AJS: So, would you say the new album is the first album to be about true happiness?

CC: The new album is the first album I’ve written on the other side of feeling alienated. That I’m just ok to be alive in the world, to be in the world as it is, and I welcome it as it is.

AJS: This is the first Saves the Day self-titled album, and the fans have already affectionately nicknamed the album “Grapefruit.” Does this bother you?

CC: No, you know The Beatles put out The Beatles and everyone calls it “The White Album.” I am in no way comparing on any level (laughs), but just a way of recognizing the trend of people categorizing an album. It’s ok. It’s cool.

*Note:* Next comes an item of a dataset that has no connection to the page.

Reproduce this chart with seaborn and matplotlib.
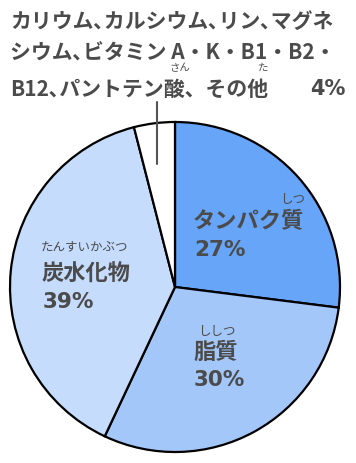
import matplotlib
matplotlib.use("Agg")
import matplotlib.pyplot as plt
import seaborn as sns
import numpy as np

# ---- data ----
categories = ["タンパク質", "脂質", "炭水化物", "その他"]
percent = [27, 30, 39, 4]
furigana = ["しつ", "ししつ", "たんすいかぶつ", ""]
slice_colors = ["#66a5f8", "#a4c7fa", "#c5dcfd", "#ffffff"]
title_lines = [
    "カリウム､カルシウム､リン､マグネ",
    "シウム､ビタミン A・K・B1・B2・",
    "B12､パントテン酸、その他",
]
other_pct_label = "4%"

sns.set_theme(style="white")
plt.rcParams['font.family'] = ['Noto Sans CJK JP', 'DejaVu Sans']

W, H = 356, 464
fig = plt.figure(figsize=(W / 100, H / 100), dpi=100)
ax = fig.add_axes([0, 0, 1, 1])
TXT = "#4b4b4b"

palette = sns.color_palette(slice_colors)
ax.pie(percent, colors=palette, startangle=90, counterclock=False,
       center=(175, H - 288), radius=165,
       wedgeprops=dict(edgecolor="black", linewidth=1.6))
ax.set_xlim(0, W)
ax.set_ylim(0, H)
ax.set_aspect("equal")
ax.axis("off")

def T(x, y, s, size, weight="bold", ha="left", va="center", family=None):
    kw = {}
    if family:
        kw["family"] = family
    return ax.text(x, H - y, s, fontsize=size, fontweight=weight, color=TXT,
                   ha=ha, va=va, **kw)

# title block
title_size = 15
line_y = [21, 53, 89]
for line, y in zip(title_lines, line_y):
    T(10, y, line, title_size)
T(346, 89, other_pct_label, title_size, ha="right", family=["DejaVu Sans"])
T(180, 68, "さん", 7.5, weight="normal", ha="center")
T(263, 68, "た", 7.5, weight="normal", ha="center")

# leader line for the small slice
ax.plot([157, 157], [H - 103, H - 165], color="#555555", lw=1.5)

# slice labels
lab = {
    "タンパク質": dict(x=193, y=222, fx=293, fy=200),
    "脂質": dict(x=193, y=352, fx=217, fy=331),
    "炭水化物": dict(x=42, y=274, fx=85, fy=247),
}
for cat, pct, fg in zip(categories, percent, furigana):
    if cat not in lab:
        continue
    d = lab[cat]
    T(d["x"], d["y"], cat, 16)
    T(d["x"] + 1, d["y"] + 28, f"{pct}%", 15.5, family=["DejaVu Sans"])
    T(d["fx"], d["fy"], fg, 9, weight="normal", ha="center")

fig.savefig("out.png", dpi=100)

AJS: Hunter Thompson once said, “On some nights, I still believe that a car with the gasoline on empty could go 50 more miles with the right music very loud on the radio.” What music would make your car go 50 more miles?

CC: Oh that’s great. Led Zeppelin, the Aerosmith album rocks from the ‘70s and fucking Jimmy Hendrix, and then we’ll set the car on fire!


It has been a tumultuous run for Saves the Day, full of peaks and valleys of some magnitude. But what has emerged from the chaos is a modern indie rock band with a vast diehard fan base, an incredible new album that shows maturity and transcendence, and a tour that will ensure long memories from those same fans who will one day fondly recall that night in 2013 that they saw one of their favorite bands play an incredible set that just seemed to last forever into the night.